=== OBJECTIVE ===
Extract only the first line of the listing and every line after it up to and including the one with "import plotly.graph_objects as go". Omit the pictures.

⁂

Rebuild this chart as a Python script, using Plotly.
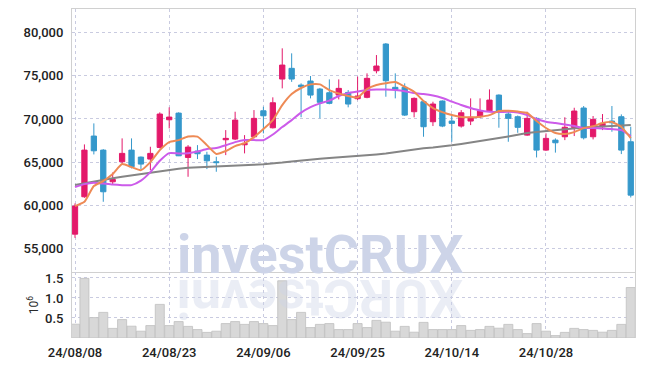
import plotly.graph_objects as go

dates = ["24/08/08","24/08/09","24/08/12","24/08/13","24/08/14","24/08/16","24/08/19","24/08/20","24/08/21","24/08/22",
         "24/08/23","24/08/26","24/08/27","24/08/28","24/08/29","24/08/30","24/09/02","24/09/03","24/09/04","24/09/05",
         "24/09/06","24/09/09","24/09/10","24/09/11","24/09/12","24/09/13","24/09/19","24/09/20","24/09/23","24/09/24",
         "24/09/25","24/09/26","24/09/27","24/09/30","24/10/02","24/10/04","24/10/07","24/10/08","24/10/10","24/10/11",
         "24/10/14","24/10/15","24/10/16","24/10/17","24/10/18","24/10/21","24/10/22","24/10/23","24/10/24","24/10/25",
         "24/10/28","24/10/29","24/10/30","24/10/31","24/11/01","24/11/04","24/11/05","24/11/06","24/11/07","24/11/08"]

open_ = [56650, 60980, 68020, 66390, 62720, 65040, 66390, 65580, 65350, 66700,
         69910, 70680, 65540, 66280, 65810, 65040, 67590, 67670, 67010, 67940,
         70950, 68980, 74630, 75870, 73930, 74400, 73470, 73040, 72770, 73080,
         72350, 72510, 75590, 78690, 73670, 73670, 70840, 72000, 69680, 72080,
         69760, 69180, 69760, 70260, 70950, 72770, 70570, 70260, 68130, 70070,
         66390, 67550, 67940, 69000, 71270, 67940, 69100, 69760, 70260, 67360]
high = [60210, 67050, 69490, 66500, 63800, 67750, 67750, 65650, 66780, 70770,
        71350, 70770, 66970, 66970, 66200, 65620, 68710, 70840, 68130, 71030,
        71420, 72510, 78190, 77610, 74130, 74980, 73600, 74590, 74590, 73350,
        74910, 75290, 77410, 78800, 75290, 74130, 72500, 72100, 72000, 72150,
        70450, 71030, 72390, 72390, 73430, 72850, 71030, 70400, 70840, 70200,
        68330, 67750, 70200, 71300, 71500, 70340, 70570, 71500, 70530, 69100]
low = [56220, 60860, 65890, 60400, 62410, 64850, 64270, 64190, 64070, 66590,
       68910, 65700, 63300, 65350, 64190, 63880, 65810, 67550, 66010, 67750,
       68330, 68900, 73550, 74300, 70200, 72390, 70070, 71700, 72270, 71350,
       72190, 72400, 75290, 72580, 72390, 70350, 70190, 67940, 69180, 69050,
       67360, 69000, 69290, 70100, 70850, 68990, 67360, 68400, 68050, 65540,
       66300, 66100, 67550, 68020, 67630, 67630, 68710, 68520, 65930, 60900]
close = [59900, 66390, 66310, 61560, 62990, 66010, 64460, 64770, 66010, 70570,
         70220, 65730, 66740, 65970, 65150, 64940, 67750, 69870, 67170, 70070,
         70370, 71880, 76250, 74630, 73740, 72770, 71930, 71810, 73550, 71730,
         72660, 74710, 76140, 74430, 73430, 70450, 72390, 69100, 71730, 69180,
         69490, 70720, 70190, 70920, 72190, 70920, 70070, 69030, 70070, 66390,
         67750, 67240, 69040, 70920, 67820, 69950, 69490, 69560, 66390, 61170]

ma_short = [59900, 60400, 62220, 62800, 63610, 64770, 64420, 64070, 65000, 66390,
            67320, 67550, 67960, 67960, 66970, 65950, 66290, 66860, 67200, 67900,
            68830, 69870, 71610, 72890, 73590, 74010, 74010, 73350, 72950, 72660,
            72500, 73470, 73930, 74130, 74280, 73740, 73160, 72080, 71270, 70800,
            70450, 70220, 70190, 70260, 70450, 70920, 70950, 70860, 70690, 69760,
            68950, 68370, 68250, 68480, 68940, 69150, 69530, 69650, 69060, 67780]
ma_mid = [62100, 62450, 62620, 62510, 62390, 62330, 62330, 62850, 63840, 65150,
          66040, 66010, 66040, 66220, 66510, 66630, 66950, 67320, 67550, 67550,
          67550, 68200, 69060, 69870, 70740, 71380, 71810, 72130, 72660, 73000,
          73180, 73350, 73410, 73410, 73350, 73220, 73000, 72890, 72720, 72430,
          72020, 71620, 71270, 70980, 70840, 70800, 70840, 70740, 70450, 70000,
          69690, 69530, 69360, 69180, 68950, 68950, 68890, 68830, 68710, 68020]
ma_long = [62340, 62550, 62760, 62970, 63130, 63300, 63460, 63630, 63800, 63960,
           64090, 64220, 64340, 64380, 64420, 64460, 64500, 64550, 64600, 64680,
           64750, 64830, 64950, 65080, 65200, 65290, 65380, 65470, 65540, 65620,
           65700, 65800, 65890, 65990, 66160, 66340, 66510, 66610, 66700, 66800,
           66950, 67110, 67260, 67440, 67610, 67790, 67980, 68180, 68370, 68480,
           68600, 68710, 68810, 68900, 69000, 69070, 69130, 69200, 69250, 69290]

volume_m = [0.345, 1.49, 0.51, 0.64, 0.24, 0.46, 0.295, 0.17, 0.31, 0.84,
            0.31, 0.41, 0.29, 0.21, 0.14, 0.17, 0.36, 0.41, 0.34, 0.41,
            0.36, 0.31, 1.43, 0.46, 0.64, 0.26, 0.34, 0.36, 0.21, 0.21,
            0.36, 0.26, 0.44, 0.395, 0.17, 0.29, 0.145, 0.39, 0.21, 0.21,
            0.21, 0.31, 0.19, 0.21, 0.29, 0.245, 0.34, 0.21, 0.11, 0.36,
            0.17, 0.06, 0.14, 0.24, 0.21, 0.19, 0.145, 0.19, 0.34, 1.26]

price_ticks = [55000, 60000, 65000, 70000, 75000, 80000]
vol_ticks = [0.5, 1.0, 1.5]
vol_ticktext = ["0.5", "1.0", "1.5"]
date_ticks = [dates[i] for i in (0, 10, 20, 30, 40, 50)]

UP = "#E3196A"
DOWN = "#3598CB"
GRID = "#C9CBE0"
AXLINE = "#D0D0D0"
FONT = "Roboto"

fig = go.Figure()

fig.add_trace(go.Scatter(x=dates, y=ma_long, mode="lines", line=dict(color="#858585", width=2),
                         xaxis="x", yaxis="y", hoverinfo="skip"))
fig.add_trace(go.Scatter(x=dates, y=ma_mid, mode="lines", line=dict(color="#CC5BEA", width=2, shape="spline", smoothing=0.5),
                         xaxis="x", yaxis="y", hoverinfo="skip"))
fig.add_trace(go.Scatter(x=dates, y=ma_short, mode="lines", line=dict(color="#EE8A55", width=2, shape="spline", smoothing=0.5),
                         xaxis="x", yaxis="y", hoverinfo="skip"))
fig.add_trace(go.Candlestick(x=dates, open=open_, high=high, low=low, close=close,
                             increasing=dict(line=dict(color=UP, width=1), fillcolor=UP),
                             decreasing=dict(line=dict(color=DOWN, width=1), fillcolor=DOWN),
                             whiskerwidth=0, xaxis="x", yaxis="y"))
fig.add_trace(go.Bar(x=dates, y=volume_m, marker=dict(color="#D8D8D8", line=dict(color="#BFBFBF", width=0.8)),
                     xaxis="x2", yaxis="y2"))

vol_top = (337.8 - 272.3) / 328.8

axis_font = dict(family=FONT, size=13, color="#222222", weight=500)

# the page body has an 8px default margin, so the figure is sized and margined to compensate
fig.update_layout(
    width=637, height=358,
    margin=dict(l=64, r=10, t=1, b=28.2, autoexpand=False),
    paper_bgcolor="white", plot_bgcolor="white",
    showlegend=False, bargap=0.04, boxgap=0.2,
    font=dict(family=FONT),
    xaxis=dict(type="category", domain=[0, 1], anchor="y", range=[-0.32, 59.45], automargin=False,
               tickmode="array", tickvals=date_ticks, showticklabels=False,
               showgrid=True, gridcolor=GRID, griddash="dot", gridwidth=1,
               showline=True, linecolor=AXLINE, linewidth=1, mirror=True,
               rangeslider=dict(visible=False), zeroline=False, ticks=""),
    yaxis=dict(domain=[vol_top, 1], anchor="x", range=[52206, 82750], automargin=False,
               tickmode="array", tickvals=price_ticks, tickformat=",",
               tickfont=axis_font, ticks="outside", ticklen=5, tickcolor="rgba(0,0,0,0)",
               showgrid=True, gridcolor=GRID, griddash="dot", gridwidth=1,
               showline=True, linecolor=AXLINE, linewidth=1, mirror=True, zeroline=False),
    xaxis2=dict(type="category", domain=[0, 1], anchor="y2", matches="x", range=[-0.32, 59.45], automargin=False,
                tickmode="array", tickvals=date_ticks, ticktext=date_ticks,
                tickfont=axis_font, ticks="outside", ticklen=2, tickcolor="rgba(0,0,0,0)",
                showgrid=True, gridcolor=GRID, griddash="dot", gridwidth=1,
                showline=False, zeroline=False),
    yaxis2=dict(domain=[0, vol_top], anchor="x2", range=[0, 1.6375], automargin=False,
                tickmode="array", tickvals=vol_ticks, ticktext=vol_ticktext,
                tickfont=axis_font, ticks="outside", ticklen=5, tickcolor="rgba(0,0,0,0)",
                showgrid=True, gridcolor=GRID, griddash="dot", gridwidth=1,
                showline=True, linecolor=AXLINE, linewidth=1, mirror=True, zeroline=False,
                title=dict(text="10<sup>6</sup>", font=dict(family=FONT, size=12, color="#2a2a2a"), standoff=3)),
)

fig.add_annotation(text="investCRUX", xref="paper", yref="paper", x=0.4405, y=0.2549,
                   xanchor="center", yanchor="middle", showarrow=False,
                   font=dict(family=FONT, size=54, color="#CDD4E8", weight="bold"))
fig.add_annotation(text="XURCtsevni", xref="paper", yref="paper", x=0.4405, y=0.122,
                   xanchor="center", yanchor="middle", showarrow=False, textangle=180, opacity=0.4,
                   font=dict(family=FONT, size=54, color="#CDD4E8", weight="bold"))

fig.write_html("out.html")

⁂

=== RESPONSE BELOW ===
Rebuild this chart as a Python script, using Plotly.
import plotly.graph_objects as go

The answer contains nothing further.